江口「進路に向けて大事な時期と重なりますし、その後の人生の方が長いので勉強した方がいいんじゃないかという意見を言う選手もいたんですけど、最終的には全員が最後までやり切るという気持ちになれたと思います」
--7月に入って久しぶりに全員集まっての練習が再開されたと聞きましたが、その時の雰囲気はどうでしたか?
江口「3年生で話し合った後に2年生と新しく入ってきた1年生にも話をして、最後まで夏に向けて全員でやり切るということを説明したこともあってか、雰囲気は凄く良かったと思います。プレーについても細かい動きはまだまだですけど、全体的にみんなしっかり動けていました。みんな進化して夏に向けて取り組めていると思います」

副キャプテン 花岡秀太(はなおかしゅうた)捕手・丸尾快(まるおかい)外野手
--監督とキャプテンにも話を聞いたんですけど、二人は自粛期間はどんな感じで練習していましたか?
丸尾「トレーニングに関してはZOOMを活用したりしてみんなでやっていました」
--キャプテンの江口くんはピッチャーということで個人練習もしやすいと思いますが、野手の二人はまた違う難しさがありそうですけど
花岡「家が近くの子と野球のできる公園を見つけて何とかやっていました。あと家は遠いんですけど、江口のボールを受けに行ったりもしていました」
丸尾「自分も近所のグラウンドに行って、何人かで集まってノックとかも打ってもらって受けたりはしていました」
--5月に甲子園の中止が決まった時、二人は率直にどう思いましたか?
丸尾「正直、自分は心が折れて、このまま続けても意味ないなとも思ったんですけど、(中止が)決まった夜に江口と花岡と話をして、二人は気持ちが折れていなくてやり切るという気持ちでいたので、自分も前向きな気持ちになれました」
花岡「自分も正直言うと辛かったですけど、自分たちが下を向いてしまったらチーム全体も下を向いてしまうのでそこは頑張ろうと思いました。江口のボールを受けに行っていても、確実に良くなっているのが分かったので、ここで辞めたら嫌だなと。あとはこのチームで野球をやること自体が楽しくて、最後までやりたいなという気持ちが強かったです」
--監督からは3年生だけで最後の大会に出るのではなく、あくまで実力勝負で臨みたいというのも3年生が決めたと聞きました。

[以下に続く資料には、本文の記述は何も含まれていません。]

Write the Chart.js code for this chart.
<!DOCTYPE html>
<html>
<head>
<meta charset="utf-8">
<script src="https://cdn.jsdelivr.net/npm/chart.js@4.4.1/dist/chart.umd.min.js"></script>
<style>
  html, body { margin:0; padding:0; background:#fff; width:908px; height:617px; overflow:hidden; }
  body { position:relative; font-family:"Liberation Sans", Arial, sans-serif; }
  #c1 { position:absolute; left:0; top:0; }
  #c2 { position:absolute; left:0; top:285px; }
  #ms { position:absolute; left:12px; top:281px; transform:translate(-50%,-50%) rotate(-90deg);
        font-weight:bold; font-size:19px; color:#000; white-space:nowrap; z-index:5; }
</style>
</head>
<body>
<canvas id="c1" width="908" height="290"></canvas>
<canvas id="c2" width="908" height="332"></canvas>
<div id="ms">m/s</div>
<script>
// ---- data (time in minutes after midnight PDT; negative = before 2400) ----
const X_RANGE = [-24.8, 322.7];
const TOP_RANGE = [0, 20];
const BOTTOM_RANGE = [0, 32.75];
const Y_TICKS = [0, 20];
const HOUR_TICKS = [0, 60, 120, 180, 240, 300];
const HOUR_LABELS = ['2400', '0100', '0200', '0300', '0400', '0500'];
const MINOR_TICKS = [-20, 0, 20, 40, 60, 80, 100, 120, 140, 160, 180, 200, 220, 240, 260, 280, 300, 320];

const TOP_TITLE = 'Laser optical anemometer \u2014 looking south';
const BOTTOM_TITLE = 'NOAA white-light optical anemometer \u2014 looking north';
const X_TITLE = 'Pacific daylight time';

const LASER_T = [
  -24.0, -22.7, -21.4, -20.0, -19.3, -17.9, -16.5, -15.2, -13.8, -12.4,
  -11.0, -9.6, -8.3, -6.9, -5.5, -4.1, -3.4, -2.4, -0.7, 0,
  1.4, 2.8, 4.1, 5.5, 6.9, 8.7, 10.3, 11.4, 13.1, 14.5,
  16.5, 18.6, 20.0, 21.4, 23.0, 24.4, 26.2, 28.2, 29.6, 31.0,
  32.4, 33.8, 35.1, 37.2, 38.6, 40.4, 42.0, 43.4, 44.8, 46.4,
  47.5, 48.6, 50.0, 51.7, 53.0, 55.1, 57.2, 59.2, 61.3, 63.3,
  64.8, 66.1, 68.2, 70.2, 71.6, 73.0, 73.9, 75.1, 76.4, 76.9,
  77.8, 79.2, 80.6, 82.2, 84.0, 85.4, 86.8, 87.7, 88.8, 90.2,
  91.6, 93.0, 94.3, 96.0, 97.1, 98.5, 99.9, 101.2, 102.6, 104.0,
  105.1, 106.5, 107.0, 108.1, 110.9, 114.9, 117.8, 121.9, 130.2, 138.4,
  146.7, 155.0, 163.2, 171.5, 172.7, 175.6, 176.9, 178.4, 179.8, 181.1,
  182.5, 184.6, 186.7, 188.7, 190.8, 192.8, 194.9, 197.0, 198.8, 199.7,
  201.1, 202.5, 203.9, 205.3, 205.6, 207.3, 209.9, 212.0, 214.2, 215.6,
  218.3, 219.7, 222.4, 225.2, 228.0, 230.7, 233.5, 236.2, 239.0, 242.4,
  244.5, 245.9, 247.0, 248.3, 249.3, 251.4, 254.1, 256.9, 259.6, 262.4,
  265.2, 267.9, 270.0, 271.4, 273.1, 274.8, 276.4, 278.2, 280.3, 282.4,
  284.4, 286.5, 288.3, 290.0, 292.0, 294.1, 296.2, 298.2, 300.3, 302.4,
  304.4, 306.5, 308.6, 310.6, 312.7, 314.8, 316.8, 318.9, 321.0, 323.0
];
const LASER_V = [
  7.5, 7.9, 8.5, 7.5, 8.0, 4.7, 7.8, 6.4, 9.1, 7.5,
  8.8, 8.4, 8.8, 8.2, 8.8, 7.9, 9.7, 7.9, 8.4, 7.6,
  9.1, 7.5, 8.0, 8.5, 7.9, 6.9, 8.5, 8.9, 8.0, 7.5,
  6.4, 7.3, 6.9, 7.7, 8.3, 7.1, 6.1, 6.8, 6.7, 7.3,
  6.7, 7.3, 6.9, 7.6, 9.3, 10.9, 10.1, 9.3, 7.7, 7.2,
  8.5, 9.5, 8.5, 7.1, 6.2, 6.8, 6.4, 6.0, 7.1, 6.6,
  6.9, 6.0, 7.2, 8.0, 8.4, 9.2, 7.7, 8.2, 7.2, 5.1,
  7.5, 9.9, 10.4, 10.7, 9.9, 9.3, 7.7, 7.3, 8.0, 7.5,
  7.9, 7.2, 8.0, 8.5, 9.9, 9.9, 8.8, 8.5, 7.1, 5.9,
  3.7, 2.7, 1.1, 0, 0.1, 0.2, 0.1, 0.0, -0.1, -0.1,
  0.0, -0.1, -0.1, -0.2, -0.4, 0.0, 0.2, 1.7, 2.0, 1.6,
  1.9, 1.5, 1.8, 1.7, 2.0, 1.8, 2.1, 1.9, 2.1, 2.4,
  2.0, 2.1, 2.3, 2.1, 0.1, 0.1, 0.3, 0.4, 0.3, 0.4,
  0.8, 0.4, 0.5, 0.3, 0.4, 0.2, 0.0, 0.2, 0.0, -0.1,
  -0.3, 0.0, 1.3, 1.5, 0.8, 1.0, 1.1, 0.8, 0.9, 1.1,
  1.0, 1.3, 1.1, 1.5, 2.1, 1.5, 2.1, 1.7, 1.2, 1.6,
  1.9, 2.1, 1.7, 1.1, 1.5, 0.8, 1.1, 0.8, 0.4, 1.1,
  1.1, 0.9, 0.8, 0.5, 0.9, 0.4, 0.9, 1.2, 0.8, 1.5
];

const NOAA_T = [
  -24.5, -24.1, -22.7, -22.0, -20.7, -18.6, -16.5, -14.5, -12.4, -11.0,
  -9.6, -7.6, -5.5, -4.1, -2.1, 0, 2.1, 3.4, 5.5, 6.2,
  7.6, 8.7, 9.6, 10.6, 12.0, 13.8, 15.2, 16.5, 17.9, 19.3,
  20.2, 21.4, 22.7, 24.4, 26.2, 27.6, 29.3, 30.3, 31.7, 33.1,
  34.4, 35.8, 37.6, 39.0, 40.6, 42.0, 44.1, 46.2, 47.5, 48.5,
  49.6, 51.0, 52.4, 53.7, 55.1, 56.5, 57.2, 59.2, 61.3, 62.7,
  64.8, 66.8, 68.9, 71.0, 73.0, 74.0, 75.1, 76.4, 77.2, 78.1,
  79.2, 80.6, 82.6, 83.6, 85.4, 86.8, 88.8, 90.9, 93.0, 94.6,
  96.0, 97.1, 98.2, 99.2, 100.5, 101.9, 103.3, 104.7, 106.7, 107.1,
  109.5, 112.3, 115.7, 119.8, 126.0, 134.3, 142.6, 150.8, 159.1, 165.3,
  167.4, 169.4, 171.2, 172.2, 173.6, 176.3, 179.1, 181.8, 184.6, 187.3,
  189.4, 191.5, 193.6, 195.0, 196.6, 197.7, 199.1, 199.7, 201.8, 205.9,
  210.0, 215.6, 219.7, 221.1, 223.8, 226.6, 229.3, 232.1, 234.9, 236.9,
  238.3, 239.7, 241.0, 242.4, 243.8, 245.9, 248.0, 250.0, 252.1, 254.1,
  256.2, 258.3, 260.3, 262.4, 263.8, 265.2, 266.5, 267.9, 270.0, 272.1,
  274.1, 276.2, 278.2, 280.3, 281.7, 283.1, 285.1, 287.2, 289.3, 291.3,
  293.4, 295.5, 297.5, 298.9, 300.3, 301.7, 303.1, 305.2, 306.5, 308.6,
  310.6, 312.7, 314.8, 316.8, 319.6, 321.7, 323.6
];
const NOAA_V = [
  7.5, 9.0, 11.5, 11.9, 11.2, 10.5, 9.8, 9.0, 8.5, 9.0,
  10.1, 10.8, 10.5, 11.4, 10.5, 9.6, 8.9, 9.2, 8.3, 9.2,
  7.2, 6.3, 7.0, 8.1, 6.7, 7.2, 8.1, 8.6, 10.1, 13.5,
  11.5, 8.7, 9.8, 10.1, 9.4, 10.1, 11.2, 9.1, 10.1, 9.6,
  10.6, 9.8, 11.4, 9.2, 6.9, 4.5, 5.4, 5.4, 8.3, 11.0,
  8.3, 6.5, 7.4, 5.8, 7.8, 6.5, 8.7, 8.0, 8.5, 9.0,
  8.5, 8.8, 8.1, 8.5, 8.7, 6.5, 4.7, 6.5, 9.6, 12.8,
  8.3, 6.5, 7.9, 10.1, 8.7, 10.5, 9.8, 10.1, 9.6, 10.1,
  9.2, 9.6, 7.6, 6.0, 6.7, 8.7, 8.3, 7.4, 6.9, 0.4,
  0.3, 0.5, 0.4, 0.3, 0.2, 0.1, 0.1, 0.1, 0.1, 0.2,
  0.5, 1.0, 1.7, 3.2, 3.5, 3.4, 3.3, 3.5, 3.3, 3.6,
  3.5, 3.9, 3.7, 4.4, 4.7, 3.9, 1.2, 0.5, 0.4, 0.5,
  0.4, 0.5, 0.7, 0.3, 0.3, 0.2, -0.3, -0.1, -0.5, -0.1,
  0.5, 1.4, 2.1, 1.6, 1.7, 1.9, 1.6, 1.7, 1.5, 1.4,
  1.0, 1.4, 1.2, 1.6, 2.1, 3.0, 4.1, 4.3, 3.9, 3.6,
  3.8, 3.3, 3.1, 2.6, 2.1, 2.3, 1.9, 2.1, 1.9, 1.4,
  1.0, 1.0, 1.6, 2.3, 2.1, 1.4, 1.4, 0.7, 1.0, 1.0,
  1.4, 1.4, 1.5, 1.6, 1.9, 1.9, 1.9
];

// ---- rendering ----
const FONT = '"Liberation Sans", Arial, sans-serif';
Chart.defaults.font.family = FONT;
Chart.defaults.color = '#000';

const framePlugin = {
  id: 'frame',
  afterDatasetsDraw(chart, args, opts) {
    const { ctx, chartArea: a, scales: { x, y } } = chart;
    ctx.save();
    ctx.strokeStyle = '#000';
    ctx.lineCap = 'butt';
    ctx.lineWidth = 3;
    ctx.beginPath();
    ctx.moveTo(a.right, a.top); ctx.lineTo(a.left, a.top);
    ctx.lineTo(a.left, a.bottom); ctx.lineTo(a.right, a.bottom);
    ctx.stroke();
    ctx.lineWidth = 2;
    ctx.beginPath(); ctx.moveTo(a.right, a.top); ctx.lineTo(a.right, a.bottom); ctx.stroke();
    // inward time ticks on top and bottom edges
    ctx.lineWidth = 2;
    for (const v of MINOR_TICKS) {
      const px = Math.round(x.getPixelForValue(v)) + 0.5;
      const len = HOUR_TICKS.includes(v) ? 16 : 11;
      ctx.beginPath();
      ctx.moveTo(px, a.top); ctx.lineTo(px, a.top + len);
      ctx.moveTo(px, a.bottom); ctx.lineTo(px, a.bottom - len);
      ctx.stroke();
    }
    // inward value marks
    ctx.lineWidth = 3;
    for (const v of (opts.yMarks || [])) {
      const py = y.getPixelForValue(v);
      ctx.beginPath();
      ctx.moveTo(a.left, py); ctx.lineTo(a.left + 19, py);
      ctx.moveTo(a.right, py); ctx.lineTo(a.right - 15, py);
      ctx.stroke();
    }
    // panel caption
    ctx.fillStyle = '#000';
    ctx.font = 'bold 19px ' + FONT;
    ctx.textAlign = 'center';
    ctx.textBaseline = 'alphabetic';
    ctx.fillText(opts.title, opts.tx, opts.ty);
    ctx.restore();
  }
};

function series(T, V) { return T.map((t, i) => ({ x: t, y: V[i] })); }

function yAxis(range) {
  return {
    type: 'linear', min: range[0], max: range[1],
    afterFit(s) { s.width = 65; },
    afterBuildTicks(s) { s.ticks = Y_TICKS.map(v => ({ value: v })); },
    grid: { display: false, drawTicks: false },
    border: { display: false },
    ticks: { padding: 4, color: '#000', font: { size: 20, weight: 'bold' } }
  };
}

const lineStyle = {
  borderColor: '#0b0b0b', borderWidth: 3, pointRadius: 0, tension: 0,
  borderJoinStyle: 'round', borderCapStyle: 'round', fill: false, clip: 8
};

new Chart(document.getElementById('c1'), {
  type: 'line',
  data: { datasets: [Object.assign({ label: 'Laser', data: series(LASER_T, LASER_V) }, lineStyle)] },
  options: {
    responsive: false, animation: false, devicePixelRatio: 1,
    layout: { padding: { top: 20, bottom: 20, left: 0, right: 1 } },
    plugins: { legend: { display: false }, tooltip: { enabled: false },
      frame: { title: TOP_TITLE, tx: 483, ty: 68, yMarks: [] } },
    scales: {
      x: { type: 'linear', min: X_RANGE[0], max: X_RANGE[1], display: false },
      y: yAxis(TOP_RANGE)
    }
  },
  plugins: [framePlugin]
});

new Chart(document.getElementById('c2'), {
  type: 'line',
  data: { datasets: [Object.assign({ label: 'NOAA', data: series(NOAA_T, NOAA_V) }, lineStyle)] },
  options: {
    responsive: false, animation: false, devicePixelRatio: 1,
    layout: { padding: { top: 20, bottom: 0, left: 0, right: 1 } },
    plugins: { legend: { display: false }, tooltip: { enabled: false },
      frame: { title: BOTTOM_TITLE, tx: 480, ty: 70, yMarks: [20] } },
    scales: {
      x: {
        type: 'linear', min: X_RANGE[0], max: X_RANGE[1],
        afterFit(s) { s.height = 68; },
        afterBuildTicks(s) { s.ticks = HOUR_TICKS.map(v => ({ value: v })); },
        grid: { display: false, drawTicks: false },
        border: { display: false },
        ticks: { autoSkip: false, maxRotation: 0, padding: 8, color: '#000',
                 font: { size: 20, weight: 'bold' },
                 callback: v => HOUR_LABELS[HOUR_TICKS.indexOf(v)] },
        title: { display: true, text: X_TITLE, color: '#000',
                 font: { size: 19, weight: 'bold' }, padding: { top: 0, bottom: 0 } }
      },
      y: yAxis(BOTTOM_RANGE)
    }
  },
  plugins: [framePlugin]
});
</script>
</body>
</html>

花岡「そうですね。最後はやっぱり勝って終わりたいので、話し合ってそう決めました。特に今の2年生は力のある選手が多いので」
丸尾「3年生だけでやって楽しく終わることも一つの方法ですけど、その楽しさって一時的なものですよね。そうじゃなくてやり切って優勝を目指すことの方が最終的に残るものが違うと自分は思いました」
--監督からは選手から色々意見を言ってくることも多いと聞きましたが、実際二人はどう感じていますか?
花岡「去年までより確実に多いと思います。先生との距離も近くなりましたね。今年のチームは特に先生が自分たちに任せてくれている部分が多いので、自分たちから言わないといけないなという気持ちもあります」
丸尾「こちらから言わずに悪い方向に向かっていくなら、自分から言った方がいいと思って言うようにしています」
--部員数も結構多いですけど、自分たちに任せられているからこそ意見をまとめたりするのが大変だったりしませんか?
花岡「わがままな人が多いので大変と言えば大変ですけど(笑)。ただみんな抱え込まずにしっかりと言いたいことは言うチームなので、そういう意味ではやりにくいことはないです」
丸尾「帰りのバスの中でもよく話し合うんですけど、そこでもみんなから色々意見が出て、それは良い方向に働いていると思います」
--それは最初からそうでしたか? それとも訓練したりしてそうなりましたか?
丸尾「入部した時から先輩にもちゃんと自分の意見は言えるようにしろと言われていたので、そういうこともあって話すことには抵抗がなくなったというのはあると思います」
花岡「今年の代はそれが一段とできるようになりました。先生もやることに根拠を持て、とよく言ってくださるので常に考えて根拠を話せるようにと思って取り組めています」
--少し気が早いですが、高校卒業後のことは考えていますか?
花岡「自分は東京六大学野球で野球をやりたいという気持ちもあってこの学校を選んだので、大学でも続けるつもりです」
丸尾「自分は小学校の時に明治大学の野球教室に行って、それがきっかけで中学から受験してここに入りました。中学時代の野球はシニアでやっていましたけど。だから大学でも明治でやりたいという気持ちがあります」
三人とも練習の合間にありがとうございました! 大学でもぜひ頑張ってください。